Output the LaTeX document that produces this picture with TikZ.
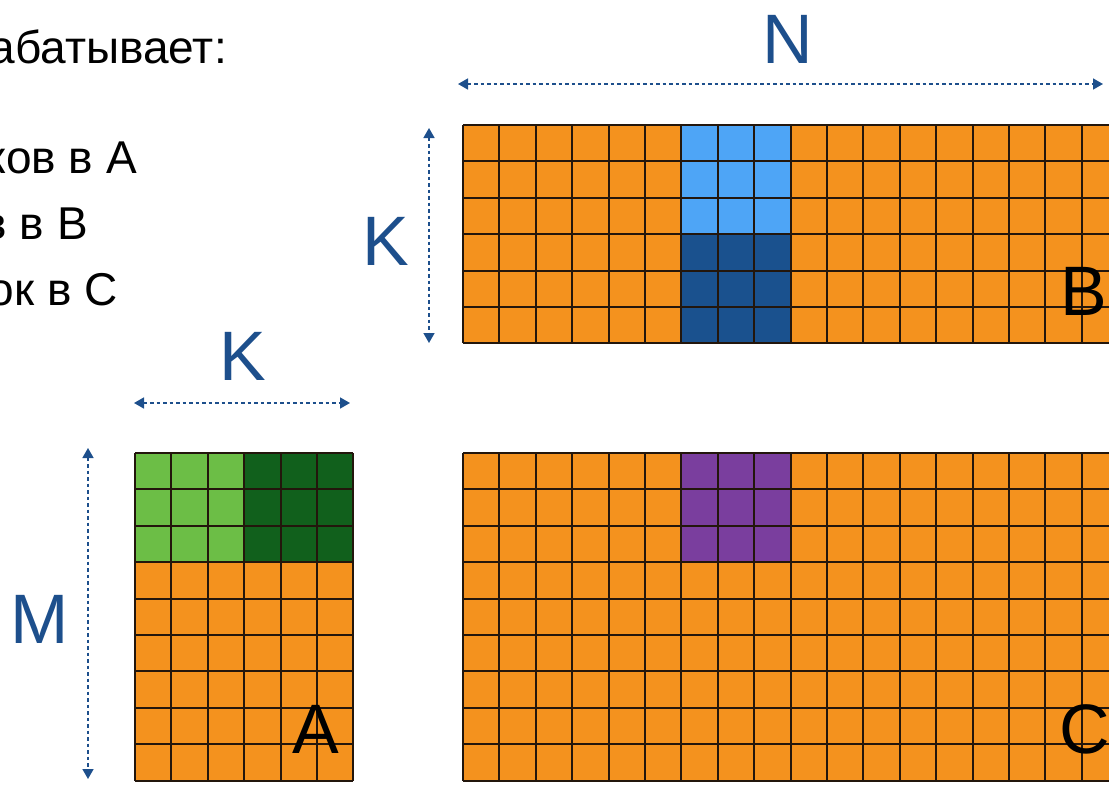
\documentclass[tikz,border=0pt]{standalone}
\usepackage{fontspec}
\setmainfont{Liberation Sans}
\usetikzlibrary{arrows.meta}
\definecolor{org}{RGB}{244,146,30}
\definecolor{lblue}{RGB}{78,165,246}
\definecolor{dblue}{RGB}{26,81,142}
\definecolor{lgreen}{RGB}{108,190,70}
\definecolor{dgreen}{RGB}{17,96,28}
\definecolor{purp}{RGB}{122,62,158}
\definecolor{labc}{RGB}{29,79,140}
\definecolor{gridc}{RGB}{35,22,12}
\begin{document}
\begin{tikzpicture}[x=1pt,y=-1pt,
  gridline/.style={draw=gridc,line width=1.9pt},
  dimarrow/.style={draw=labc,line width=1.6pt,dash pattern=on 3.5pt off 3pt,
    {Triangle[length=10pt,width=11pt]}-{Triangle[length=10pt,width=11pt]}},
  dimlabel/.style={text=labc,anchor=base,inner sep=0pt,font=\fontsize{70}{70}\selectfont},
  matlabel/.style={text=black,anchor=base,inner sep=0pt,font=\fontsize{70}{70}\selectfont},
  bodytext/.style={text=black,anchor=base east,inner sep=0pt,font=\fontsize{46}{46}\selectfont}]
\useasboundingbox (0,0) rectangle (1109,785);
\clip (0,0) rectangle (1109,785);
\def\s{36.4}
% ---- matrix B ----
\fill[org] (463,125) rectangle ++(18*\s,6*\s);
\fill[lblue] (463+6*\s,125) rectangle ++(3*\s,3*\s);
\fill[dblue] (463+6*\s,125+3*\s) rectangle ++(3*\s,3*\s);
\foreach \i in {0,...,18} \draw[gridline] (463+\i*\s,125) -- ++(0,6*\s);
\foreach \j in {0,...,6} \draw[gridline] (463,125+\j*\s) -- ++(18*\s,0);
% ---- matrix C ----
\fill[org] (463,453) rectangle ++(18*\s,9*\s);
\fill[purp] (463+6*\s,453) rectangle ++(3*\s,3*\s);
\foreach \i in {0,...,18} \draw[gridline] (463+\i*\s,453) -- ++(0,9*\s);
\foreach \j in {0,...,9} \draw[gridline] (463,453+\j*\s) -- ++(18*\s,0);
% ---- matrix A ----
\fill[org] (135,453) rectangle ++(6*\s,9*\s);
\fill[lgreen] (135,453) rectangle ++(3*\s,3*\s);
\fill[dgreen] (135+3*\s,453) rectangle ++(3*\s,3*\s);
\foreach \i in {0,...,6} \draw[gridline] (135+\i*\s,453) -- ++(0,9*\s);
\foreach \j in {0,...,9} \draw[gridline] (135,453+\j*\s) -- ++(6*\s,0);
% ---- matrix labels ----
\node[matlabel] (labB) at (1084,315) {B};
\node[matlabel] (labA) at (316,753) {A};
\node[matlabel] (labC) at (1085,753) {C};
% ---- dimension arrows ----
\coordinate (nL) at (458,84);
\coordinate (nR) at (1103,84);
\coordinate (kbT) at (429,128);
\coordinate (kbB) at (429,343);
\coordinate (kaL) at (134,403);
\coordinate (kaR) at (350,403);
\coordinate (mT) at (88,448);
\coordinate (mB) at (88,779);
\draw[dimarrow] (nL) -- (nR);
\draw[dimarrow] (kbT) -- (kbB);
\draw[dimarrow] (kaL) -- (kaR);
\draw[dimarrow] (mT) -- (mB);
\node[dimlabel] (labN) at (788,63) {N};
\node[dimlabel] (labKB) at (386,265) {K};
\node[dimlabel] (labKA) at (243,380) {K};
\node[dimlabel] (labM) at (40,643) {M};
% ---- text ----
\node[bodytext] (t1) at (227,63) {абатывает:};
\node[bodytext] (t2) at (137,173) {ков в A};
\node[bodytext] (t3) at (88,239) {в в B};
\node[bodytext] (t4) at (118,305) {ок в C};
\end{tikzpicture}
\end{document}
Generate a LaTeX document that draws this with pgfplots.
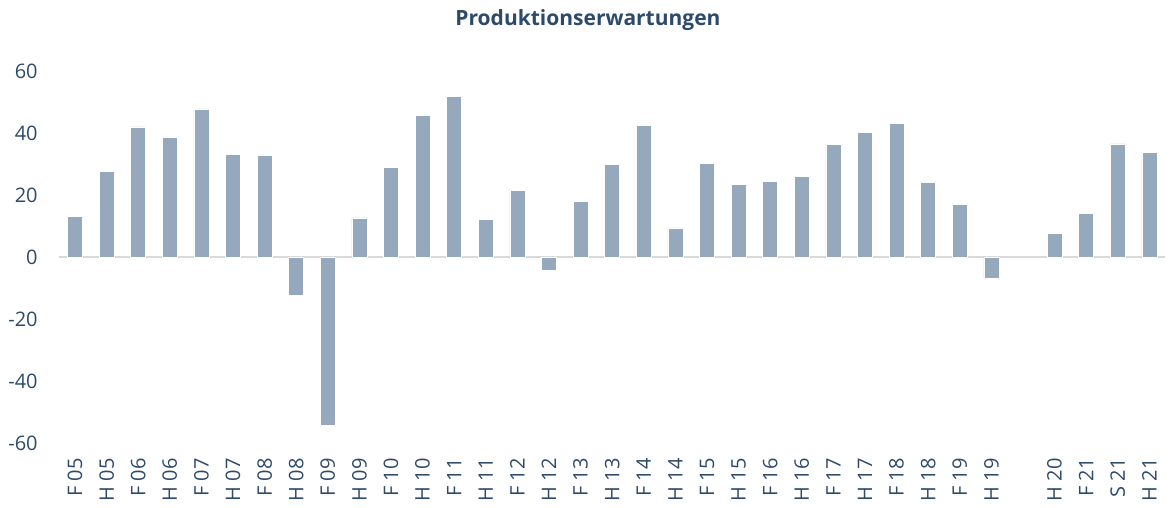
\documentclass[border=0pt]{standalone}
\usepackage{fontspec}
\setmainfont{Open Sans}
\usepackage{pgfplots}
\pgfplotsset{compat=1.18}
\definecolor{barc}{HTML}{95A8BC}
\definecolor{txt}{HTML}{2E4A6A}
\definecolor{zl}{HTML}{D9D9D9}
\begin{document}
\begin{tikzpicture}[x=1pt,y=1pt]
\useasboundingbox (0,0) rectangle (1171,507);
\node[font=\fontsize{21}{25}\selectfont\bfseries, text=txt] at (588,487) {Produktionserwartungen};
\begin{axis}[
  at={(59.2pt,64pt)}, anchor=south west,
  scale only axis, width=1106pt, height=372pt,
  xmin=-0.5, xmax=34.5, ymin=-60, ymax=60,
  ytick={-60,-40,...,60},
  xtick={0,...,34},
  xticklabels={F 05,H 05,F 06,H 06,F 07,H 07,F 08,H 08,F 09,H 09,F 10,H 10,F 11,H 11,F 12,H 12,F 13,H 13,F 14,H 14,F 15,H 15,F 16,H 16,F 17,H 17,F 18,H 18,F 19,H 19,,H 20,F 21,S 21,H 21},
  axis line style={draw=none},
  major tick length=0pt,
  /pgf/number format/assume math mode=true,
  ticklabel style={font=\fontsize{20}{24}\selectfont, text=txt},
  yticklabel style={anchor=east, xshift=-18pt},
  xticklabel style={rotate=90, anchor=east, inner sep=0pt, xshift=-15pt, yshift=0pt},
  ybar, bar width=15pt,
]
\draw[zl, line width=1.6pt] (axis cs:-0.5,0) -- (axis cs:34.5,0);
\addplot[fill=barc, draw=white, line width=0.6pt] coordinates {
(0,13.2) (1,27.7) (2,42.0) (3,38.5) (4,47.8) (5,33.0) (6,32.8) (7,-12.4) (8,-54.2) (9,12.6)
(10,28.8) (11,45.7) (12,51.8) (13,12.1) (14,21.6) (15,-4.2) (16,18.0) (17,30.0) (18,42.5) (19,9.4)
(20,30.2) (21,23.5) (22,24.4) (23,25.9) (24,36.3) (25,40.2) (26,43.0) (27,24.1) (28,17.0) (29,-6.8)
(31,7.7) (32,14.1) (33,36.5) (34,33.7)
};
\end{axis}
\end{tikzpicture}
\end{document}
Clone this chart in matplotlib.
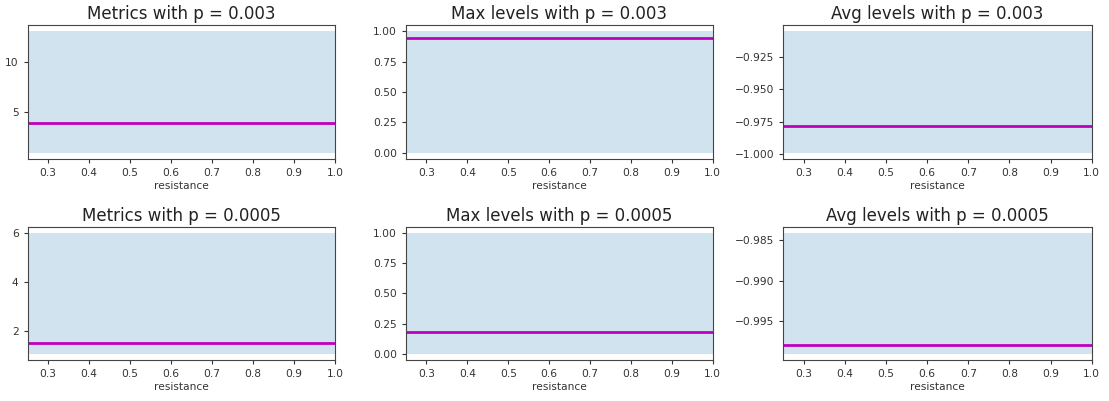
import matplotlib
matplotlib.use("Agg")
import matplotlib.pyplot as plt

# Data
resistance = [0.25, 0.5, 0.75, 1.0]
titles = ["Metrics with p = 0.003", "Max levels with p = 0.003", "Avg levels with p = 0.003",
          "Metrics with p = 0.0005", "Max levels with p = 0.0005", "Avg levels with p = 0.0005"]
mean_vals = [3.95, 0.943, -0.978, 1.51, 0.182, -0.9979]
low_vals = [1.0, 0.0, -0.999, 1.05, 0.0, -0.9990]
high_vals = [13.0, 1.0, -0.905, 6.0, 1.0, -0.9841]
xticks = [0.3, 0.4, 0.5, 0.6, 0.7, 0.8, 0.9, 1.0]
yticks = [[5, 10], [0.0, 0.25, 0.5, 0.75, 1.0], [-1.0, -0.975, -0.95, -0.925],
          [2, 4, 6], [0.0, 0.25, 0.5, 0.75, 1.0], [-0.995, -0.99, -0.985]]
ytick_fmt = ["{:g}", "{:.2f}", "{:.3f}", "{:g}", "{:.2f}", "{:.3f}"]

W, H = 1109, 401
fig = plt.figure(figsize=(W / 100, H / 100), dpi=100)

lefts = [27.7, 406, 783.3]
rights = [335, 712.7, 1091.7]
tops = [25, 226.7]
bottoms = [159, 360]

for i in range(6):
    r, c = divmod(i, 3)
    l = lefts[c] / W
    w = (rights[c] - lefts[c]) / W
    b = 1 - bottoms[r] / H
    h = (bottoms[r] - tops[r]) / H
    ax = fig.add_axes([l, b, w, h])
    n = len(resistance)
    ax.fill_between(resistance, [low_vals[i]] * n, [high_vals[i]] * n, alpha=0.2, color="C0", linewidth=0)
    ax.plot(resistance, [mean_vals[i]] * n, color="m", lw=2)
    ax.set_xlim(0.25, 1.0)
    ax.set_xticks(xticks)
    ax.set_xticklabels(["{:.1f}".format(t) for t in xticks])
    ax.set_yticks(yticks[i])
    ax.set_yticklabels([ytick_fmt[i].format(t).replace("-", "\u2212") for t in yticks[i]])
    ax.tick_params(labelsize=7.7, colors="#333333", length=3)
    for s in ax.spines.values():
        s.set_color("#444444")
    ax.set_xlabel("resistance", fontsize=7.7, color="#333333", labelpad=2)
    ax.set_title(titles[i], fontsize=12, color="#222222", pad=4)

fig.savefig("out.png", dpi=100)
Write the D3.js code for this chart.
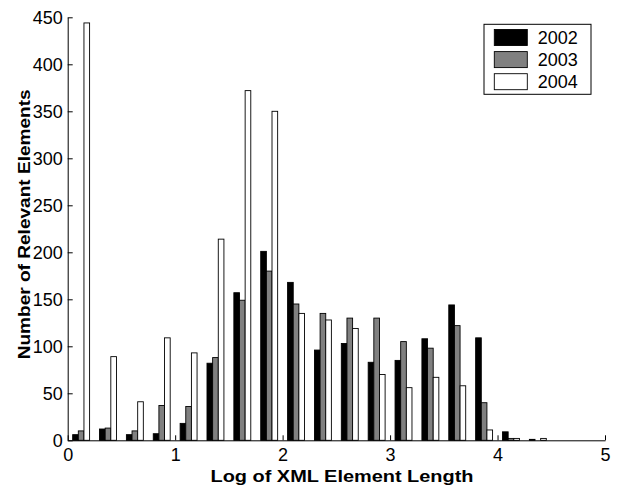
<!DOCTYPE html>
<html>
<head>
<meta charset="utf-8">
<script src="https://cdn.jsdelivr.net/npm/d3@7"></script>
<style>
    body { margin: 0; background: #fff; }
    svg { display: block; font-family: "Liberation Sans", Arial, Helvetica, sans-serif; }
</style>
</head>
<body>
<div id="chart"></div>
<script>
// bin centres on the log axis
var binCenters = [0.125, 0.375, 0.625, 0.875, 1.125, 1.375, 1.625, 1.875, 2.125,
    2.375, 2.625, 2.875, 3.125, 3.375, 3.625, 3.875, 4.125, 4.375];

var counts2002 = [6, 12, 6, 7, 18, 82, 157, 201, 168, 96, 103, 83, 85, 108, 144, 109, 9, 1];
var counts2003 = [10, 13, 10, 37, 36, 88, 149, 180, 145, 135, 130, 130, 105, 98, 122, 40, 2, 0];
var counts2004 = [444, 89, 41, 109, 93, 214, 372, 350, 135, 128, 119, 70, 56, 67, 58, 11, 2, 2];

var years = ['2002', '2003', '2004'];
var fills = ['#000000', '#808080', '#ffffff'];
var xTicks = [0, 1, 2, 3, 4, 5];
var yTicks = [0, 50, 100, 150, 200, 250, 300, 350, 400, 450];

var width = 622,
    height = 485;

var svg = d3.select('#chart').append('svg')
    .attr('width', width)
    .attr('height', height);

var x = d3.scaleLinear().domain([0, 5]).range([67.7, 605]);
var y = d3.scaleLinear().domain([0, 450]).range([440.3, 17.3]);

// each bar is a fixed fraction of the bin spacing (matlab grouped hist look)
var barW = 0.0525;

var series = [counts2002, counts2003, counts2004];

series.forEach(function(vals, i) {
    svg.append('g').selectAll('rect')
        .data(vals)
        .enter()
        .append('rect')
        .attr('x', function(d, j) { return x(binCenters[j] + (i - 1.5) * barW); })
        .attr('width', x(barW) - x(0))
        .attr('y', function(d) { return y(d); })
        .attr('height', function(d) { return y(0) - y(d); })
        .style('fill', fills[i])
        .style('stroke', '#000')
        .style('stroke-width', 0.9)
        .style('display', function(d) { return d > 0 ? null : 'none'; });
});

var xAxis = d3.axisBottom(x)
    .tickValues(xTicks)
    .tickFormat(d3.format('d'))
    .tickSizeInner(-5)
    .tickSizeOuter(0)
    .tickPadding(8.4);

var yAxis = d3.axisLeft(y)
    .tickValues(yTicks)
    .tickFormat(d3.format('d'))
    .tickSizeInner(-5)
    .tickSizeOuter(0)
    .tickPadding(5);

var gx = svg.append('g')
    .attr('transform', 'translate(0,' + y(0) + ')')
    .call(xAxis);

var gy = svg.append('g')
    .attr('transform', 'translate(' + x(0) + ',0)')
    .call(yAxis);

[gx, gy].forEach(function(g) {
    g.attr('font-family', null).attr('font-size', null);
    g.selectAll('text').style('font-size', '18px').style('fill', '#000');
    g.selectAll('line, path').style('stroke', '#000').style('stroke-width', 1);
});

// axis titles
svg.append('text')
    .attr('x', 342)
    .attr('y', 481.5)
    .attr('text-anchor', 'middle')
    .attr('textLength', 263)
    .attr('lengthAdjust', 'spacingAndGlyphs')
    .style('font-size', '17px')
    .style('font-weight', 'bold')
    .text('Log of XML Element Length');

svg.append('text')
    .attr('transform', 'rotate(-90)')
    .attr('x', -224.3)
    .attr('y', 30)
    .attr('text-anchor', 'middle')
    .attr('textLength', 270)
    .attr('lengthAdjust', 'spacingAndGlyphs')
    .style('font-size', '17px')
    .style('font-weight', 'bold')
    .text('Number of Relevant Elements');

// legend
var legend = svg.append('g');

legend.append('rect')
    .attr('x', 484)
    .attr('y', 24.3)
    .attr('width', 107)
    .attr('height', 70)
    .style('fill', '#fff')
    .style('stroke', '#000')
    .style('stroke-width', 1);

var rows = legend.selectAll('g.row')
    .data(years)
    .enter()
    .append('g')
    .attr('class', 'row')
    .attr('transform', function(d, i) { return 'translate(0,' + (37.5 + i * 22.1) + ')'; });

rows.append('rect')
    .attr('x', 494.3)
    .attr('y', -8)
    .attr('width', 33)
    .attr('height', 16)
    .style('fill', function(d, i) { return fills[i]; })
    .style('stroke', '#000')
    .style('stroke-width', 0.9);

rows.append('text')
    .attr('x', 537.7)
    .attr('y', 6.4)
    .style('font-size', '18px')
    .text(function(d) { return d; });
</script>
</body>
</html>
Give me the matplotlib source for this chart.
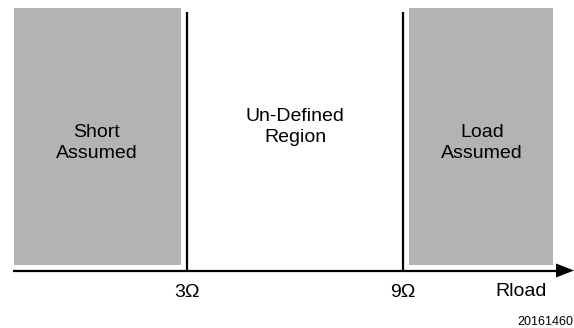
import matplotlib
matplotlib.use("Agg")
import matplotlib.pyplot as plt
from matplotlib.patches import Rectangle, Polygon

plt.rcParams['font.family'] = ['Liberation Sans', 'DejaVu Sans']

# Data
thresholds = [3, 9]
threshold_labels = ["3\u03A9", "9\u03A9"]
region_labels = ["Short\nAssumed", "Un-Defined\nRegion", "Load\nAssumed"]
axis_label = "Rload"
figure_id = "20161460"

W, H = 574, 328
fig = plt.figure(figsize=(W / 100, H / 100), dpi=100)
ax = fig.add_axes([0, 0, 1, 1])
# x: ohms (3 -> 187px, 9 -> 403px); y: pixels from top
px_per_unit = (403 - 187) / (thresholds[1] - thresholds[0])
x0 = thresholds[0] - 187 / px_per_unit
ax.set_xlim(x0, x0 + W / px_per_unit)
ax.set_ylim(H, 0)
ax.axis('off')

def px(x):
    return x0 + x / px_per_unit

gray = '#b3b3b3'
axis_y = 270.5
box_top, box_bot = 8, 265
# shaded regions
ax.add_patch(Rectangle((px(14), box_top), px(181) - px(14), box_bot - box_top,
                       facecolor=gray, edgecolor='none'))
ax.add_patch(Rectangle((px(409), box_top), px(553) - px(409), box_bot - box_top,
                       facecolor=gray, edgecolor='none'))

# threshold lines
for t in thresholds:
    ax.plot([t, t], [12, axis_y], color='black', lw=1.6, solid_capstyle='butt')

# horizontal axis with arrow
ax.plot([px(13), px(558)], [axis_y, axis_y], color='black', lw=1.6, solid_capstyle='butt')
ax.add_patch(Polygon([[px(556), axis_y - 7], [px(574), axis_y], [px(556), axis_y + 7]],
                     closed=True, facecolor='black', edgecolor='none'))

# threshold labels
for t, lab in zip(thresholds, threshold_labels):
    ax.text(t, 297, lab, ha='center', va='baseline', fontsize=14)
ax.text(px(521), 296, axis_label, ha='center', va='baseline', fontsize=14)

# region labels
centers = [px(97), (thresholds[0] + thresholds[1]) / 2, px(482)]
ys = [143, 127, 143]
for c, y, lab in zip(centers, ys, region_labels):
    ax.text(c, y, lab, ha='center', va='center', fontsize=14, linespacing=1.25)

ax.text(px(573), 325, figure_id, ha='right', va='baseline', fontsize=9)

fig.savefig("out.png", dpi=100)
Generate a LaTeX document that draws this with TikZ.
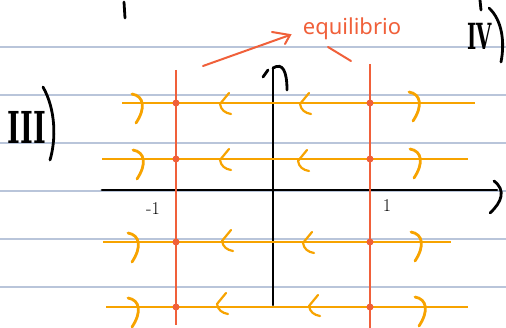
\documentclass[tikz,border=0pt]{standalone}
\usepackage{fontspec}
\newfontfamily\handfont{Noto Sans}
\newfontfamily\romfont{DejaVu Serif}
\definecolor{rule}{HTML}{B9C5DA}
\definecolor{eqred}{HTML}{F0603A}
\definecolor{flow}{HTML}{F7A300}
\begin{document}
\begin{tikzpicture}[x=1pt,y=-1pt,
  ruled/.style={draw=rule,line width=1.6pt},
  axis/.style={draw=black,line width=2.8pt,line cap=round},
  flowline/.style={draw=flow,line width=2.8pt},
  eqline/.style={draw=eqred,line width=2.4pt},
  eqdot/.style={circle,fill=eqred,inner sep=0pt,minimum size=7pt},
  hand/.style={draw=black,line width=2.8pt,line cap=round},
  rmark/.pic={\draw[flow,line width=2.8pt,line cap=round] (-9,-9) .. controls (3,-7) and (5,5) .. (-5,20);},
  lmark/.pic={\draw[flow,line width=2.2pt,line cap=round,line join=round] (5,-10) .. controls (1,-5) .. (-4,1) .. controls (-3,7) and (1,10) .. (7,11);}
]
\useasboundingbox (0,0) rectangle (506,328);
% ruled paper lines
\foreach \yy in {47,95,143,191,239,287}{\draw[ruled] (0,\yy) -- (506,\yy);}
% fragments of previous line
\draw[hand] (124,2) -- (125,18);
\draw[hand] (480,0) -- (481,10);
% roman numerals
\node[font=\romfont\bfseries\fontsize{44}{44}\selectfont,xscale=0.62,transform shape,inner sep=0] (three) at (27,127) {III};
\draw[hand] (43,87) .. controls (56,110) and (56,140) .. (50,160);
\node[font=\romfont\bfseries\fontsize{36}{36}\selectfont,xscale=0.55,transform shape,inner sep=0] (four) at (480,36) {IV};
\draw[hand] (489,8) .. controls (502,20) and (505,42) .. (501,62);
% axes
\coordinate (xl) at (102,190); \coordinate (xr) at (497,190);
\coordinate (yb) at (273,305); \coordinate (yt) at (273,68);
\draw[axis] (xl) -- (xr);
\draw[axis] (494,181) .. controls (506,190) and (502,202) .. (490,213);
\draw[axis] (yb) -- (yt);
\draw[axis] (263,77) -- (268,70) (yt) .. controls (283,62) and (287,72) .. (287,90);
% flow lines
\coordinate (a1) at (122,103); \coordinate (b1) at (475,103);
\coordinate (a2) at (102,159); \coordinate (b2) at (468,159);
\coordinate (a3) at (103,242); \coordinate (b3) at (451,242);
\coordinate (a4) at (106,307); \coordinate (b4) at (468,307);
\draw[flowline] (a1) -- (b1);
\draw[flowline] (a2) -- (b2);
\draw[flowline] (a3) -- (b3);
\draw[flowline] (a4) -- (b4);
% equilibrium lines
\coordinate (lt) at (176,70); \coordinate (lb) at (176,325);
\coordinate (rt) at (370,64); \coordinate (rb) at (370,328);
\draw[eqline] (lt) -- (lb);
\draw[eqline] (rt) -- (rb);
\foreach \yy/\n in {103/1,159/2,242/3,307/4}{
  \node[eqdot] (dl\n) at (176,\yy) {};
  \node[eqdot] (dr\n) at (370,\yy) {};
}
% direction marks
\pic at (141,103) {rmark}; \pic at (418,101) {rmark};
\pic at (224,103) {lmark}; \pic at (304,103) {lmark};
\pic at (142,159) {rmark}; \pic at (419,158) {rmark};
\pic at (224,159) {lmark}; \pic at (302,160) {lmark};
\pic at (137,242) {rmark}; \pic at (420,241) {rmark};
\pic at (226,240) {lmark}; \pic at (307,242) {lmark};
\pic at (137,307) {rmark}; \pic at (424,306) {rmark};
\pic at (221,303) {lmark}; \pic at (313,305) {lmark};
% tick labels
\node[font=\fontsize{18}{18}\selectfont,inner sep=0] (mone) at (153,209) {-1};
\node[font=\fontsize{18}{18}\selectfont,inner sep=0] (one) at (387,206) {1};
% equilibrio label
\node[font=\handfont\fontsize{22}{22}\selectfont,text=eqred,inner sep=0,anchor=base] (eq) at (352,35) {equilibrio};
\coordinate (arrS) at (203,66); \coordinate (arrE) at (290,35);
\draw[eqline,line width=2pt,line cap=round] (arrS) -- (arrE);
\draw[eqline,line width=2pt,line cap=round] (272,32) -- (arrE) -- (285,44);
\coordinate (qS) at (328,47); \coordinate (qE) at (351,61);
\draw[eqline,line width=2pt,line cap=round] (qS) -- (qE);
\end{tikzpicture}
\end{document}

- Aim of the task
Take every line above carrying "that" and return it.

- Expected answer
Output the LaTeX document that produces this picture with TikZ.
Generate a LaTeX document that draws this with pgfplots.
Generate a LaTeX document that draws this with TikZ.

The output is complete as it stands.